It sorts lexicographically, case-insensitively. Microsoft tends to favor case-insensitive file names because humans perceive instances of the same word in different case to be equivalent.
It's a bit strange in a programming tool, though, given that programmers are used to case being important, and virtually all other similar tools order capitals first.
You really, REALLY don't wan't to contextualize filesystem case sensitivity. Either it's case sensitive, either it's not.
The rest should be the least surprising in all cases: either conform to long age practices (unix, windows, case sensitive fs or not), or kept behind flags, and then you have the UX for general users (eg. files browser), in which whatever the least surprising for a picked lower bar of computer literate will do.

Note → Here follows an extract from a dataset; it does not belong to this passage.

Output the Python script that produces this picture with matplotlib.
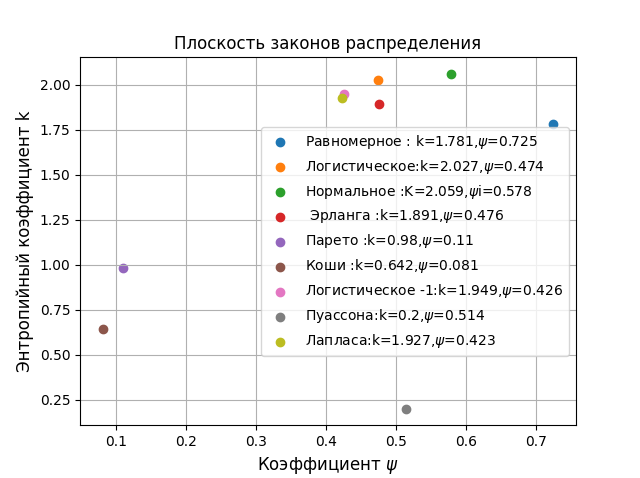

I agree. But contextualising case sensitivity is sort of what VSCode is doing here. I'm running on a system where files are case-sensitive, yet it, because of Microsoft's preference for case-insensitivity, insists on sorting filenames without regard for case.
Isn't that just due to "lazyness", rather than an explicit design choice? I mean just doing char based comparisons, which is the easiest solution, will give the separation of uppercase and lowercase (at least for ascii and similar encodings).
Programmers using "C family" languages - ok, I guess that's ~99% nowadays, but the "Pascal family" languages (and probably others I'm not familiar with) are case insensitive.
Windows tends to have a case insensitive file system (although these days it's possible to deviate from this tradition). For files the case being important thing isn't really a thing there.